Em vez de rever o processo desde o período condenado por sentença judicial e os impactos dela decorrentes, em 2001 o governo argentino se entregou mais uma vez às exigências do FMI, agravando cada vez mais o processo de endividamento e a subserviência às medidas econômicas impostas, sempre contrárias aos interesses do povo argentino, que levaram à grave situação em que o país se encontra.

Aquela dívida odiosa contraída durante a ditadura militar, relatada em livro pelo filho do autor da ação judicial, poderia ter sido declarada nula, mas, por imposição do FMI, a partir de 1983 foi transformada em dívida sob obrigação do Banco Central, que assumiu o papel de “devedor” em acordos internacionais inconstitucionais firmados em Nova York, exatamente como ocorreu no Brasil, no Equador e em vários outros países que também foram vítimas daquela “crise da dívida” de 1982.

A partir de 1983, o FMI passou a reger a economia de praticamente todos os países latino-americanos, e, na década seguinte, a dívida objeto daqueles acordos internacionais inconstitucionais foi transformada em títulos de dívida externa no chamado Plano Brady, em Luxemburgo, outra imposição do FMI aos nossos países, eternizando uma dívida completamente nula e, ademais, suspeita de prescrição.

Sucessivos processos de troca e renegociação se seguiram, sempre acompanhados de exigências de privatização do patrimônio estatal, contrarreformas laborais; da Previdência; administrativa, para reduzir o tamanho do Estado, além da adoção de política monetária suicida, levando essa “dívida” a patamares completamente insustentáveis.
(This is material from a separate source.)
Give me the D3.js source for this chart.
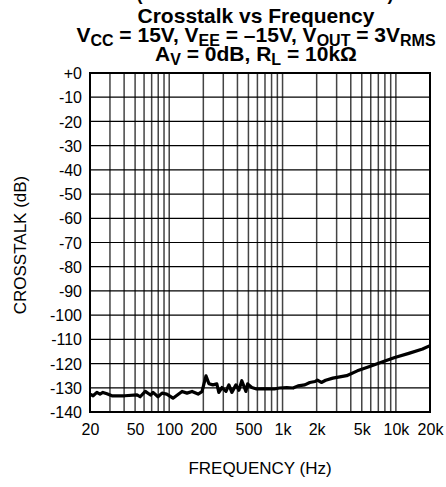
<!DOCTYPE html>
<html><head><meta charset="utf-8">
<script src="https://cdn.jsdelivr.net/npm/d3@7"></script>
<style>
html,body{margin:0;padding:0;background:#fff;}
svg{display:block;font-family:Arial,"Liberation Sans",Helvetica,sans-serif;}
</style></head>
<body>
<svg id="c" width="446" height="487"></svg>
<script>
// ---- data ----
const freqHz = [20,21.3,23,24.5,26,28.2,31.2,40.6,52,55.4,61.5,68.4,72,79.6,86.5,95.1,108,129.8,143.5,159,179.7,194.6,
  211,224,243,263,274,292,317,336,357,388,412,437,475,492,535,590,692,846,940,1089,1237,1370,1572,1740,1935,2029,2200,2400,2780,
  3676,4570,5780,7450,9780,13000,17200,20000];
const crosstalkDb = [-132.6,-133.3,-131.9,-132.6,-131.9,-132.5,-133.3,-133.3,-132.9,-133.7,-131.5,-133,-131.9,-133.7,-132.2,-132.6,-134.3,-131.5,-132.2,-131.5,-132.6,-131.6,
  -125.1,-128.3,-128.8,-128.4,-131.9,-129.9,-131.5,-128.8,-131.9,-128.8,-131,-127.1,-131.5,-128.4,-129.9,-130.5,-130.4,-130.5,-130.1,-129.9,-130.1,-129.2,-128.8,-127.8,-127.4,-126.8,-127.8,-126.9,-126,
  -125,-123,-121.3,-119.5,-117.5,-115.8,-114,-112.6];
const xTickValues = [20,50,100,200,500,1000,2000,5000,10000,20000];
const xTickLabels = ["20","50","100","200","500","1k","2k","5k","10k","20k"];
const yTickValues = [0,-10,-20,-30,-40,-50,-60,-70,-80,-90,-100,-110,-120,-130,-140];
const yTickLabels = ["+0","-10","-20","-30","-40","-50","-60","-70","-80","-90","-100","-110","-120","-130","-140"];
const titleTop = "(Performance Characteristics)";
const titleMain = "Crosstalk vs Frequency";
const xAxisTitle = "FREQUENCY (Hz)";
const yAxisTitle = "CROSSTALK (dB)";

// ---- layout ----
const L = 90, R = 430, T = 73, B = 412;
const svg = d3.select("#c");
const x = d3.scaleLog().domain([20,20000]).range([L,R]);
const y = d3.scaleLinear().domain([-140,0]).range([B,T]);

// vertical grid lines (1..9 x decade)
const vGrid = [];
[10,100,1000,10000].forEach(d=>{for(let k=1;k<10;k++){const v=d*k; if(v>20 && v<20000) vGrid.push(v);}});
svg.append("g").selectAll("line").data(vGrid).join("line")
  .attr("x1",d=>x(d)).attr("x2",d=>x(d)).attr("y1",T).attr("y2",B)
  .attr("stroke","#444").attr("stroke-width",1.5);
// horizontal grid
svg.append("g").selectAll("line").data(yTickValues.filter(v=>v>-140&&v<0)).join("line")
  .attr("x1",L).attr("x2",R).attr("y1",d=>y(d)).attr("y2",d=>y(d))
  .attr("stroke","#000").attr("stroke-width",1.2);

// axes (labels only)
const xAxis = d3.axisBottom(x).tickValues(xTickValues).tickSize(0).tickPadding(0)
  .tickFormat((d,i)=>xTickLabels[i]);
const gx = svg.append("g").attr("transform",`translate(0,${B})`).call(xAxis);
gx.select(".domain").remove();
gx.selectAll("text").attr("dy",null).attr("y",23).attr("font-size",16).attr("fill","#000").attr("font-family","Arial, 'Liberation Sans', sans-serif");

const yAxis = d3.axisLeft(y).tickValues(yTickValues).tickSize(0).tickPadding(8)
  .tickFormat((d,i)=>yTickLabels[i]);
const gy = svg.append("g").attr("transform",`translate(${L},0)`).call(yAxis);
gy.select(".domain").remove();
gy.selectAll("text").attr("dy","0.35em").attr("font-size",16).attr("fill","#000").attr("font-family","Arial, 'Liberation Sans', sans-serif");

// border
svg.append("rect").attr("x",L).attr("y",T).attr("width",R-L).attr("height",B-T)
  .attr("fill","none").attr("stroke","#000").attr("stroke-width",2);

// curve
const pts = freqHz.map((f,i)=>[f,crosstalkDb[i]]);
svg.append("path").datum(pts)
  .attr("d",d3.line().x(d=>x(d[0])).y(d=>y(d[1])))
  .attr("fill","none").attr("stroke","#000").attr("stroke-width",3.2).attr("stroke-linejoin","round");

// axis titles
svg.append("text").attr("x",260).attr("y",474).attr("text-anchor","middle")
  .attr("font-size",17).text(xAxisTitle);
svg.append("text").attr("transform","translate(26,245) rotate(-90)").attr("text-anchor","middle")
  .attr("font-size",17).text(yAxisTitle);

// titles
const cx = 256;
svg.append("text").attr("x",265).attr("y",0).attr("text-anchor","middle")
  .attr("font-size",18).attr("font-weight","bold").text(titleTop);
svg.append("text").attr("x",cx).attr("y",23).attr("text-anchor","middle")
  .attr("font-size",21).attr("font-weight","bold").text(titleMain);
const t2 = svg.append("text").attr("x",cx).attr("y",42).attr("text-anchor","middle")
  .attr("font-size",21).attr("font-weight","bold");
const seg2 = [["V",0],["CC",1],[" = 15V, V",0],["EE",1],[" = \u201315V, V",0],["OUT",1],[" = 3V",0],["RMS",1]];
let prev=0;
seg2.forEach(([s,sub])=>{
  const dy = sub? (prev?0:4) : (prev?-4:0);
  t2.append("tspan").attr("dy",dy).attr("font-size",sub?16:21).text(s);
  prev=sub;
});
const t3 = svg.append("text").attr("x",cx).attr("y",61).attr("text-anchor","middle")
  .attr("font-size",21).attr("font-weight","bold");
const seg3 = [["A",0],["V",1],[" = 0dB, R",0],["L",1],[" = 10k\u03A9",0]];
prev=0;
seg3.forEach(([s,sub])=>{
  const dy = sub? (prev?0:4) : (prev?-4:0);
  t3.append("tspan").attr("dy",dy).attr("font-size",sub?16:21).text(s);
  prev=sub;
});
</script>
</body></html>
E vejam no que deu: eleição de Milei, uma pessoa extremamente radical e completamente comprometida com os interesses do mercado e privilégios do Sistema da Dívida, disposto a fazer todo e qualquer sacrifício para garantir esses privilégios, como já demonstrou nos primeiros dias de seu governo.

O enfrentamento do Sistema da Dívida por meio de uma auditoria integral, como fez o Equador, adotando-se as medidas necessárias para anulação da dívida já condenada judicialmente, teria evitado que a economia argentina chegasse ao fundo do poço. É necessário e urgente aprender com a história, corrigir rumos e avançar.

Maria Lucia Fattorelli é coordenadora Nacional da Auditoria Cidadã da Dívida, membro da Comissão Brasileira Justiça e Paz (CBJP), organismo da CNBB; e coordenadora do Observatório de Finanças e Economia de Francisco e Clara da CBJP. Escreve mensalmente para o Extra Classe.